* Written problem:
All of the data that follows should be retyped exactly, please, except the pictures.

* Available data:

***

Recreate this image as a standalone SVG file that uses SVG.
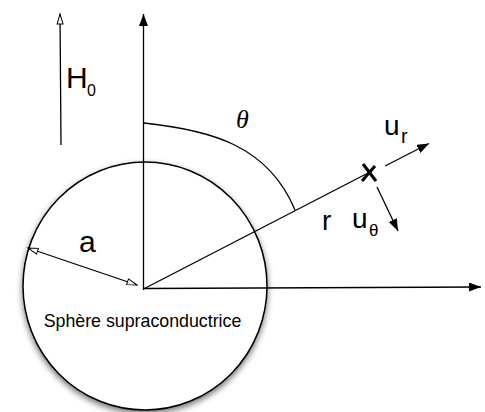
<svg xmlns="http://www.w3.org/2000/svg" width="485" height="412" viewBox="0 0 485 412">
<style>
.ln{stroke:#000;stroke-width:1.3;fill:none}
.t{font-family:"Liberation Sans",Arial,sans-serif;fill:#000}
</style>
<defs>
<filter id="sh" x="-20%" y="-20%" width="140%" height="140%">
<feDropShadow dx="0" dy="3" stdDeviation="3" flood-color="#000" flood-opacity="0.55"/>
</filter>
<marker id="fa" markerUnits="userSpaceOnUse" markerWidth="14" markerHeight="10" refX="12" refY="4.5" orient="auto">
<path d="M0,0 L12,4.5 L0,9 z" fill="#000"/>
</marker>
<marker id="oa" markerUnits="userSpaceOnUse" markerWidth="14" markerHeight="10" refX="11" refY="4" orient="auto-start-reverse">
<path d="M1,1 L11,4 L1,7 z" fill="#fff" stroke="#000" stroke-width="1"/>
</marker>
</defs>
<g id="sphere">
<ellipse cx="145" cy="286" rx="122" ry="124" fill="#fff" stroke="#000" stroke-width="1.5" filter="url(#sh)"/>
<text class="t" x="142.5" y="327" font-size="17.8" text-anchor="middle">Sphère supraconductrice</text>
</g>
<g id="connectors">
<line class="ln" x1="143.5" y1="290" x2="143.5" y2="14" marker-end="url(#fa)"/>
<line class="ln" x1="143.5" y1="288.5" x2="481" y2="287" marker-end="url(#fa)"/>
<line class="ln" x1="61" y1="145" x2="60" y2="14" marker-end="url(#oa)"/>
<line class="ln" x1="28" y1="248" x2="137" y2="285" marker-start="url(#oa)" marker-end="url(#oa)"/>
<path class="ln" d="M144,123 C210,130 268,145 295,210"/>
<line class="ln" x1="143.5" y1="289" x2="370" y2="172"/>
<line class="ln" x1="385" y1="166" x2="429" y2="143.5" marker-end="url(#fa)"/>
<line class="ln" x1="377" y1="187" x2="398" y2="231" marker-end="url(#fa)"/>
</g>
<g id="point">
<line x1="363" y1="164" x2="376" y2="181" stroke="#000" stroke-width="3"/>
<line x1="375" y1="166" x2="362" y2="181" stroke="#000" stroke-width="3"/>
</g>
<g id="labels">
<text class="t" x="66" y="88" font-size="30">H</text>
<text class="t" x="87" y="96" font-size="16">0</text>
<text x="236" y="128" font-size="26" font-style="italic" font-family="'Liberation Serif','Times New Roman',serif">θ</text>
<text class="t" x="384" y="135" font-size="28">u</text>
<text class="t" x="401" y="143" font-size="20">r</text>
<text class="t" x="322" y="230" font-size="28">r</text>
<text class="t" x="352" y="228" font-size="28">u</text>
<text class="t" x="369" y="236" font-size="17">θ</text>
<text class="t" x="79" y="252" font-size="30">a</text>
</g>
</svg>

***

* Exercise solution:
Recreate this image as a standalone SVG file that uses SVG.
<svg xmlns="http://www.w3.org/2000/svg" width="485" height="412" viewBox="0 0 485 412">
<style>
.ln{stroke:#000;stroke-width:1.3;fill:none}
.t{font-family:"Liberation Sans",Arial,sans-serif;fill:#000}
</style>
<defs>
<filter id="sh" x="-20%" y="-20%" width="140%" height="140%">
<feDropShadow dx="0" dy="3" stdDeviation="3" flood-color="#000" flood-opacity="0.55"/>
</filter>
<marker id="fa" markerUnits="userSpaceOnUse" markerWidth="14" markerHeight="10" refX="12" refY="4.5" orient="auto">
<path d="M0,0 L12,4.5 L0,9 z" fill="#000"/>
</marker>
<marker id="oa" markerUnits="userSpaceOnUse" markerWidth="14" markerHeight="10" refX="11" refY="4" orient="auto-start-reverse">
<path d="M1,1 L11,4 L1,7 z" fill="#fff" stroke="#000" stroke-width="1"/>
</marker>
</defs>
<g id="sphere">
<ellipse cx="145" cy="286" rx="122" ry="124" fill="#fff" stroke="#000" stroke-width="1.5" filter="url(#sh)"/>
<text class="t" x="142.5" y="327" font-size="17.8" text-anchor="middle">Sphère supraconductrice</text>
</g>
<g id="connectors">
<line class="ln" x1="143.5" y1="290" x2="143.5" y2="14" marker-end="url(#fa)"/>
<line class="ln" x1="143.5" y1="288.5" x2="481" y2="287" marker-end="url(#fa)"/>
<line class="ln" x1="61" y1="145" x2="60" y2="14" marker-end="url(#oa)"/>
<line class="ln" x1="28" y1="248" x2="137" y2="285" marker-start="url(#oa)" marker-end="url(#oa)"/>
<path class="ln" d="M144,123 C210,130 268,145 295,210"/>
<line class="ln" x1="143.5" y1="289" x2="370" y2="172"/>
<line class="ln" x1="385" y1="166" x2="429" y2="143.5" marker-end="url(#fa)"/>
<line class="ln" x1="377" y1="187" x2="398" y2="231" marker-end="url(#fa)"/>
</g>
<g id="point">
<line x1="363" y1="164" x2="376" y2="181" stroke="#000" stroke-width="3"/>
<line x1="375" y1="166" x2="362" y2="181" stroke="#000" stroke-width="3"/>
</g>
<g id="labels">
<text class="t" x="66" y="88" font-size="30">H</text>
<text class="t" x="87" y="96" font-size="16">0</text>
<text x="236" y="128" font-size="26" font-style="italic" font-family="'Liberation Serif','Times New Roman',serif">θ</text>
<text class="t" x="384" y="135" font-size="28">u</text>
<text class="t" x="401" y="143" font-size="20">r</text>
<text class="t" x="322" y="230" font-size="28">r</text>
<text class="t" x="352" y="228" font-size="28">u</text>
<text class="t" x="369" y="236" font-size="17">θ</text>
<text class="t" x="79" y="252" font-size="30">a</text>
</g>
</svg>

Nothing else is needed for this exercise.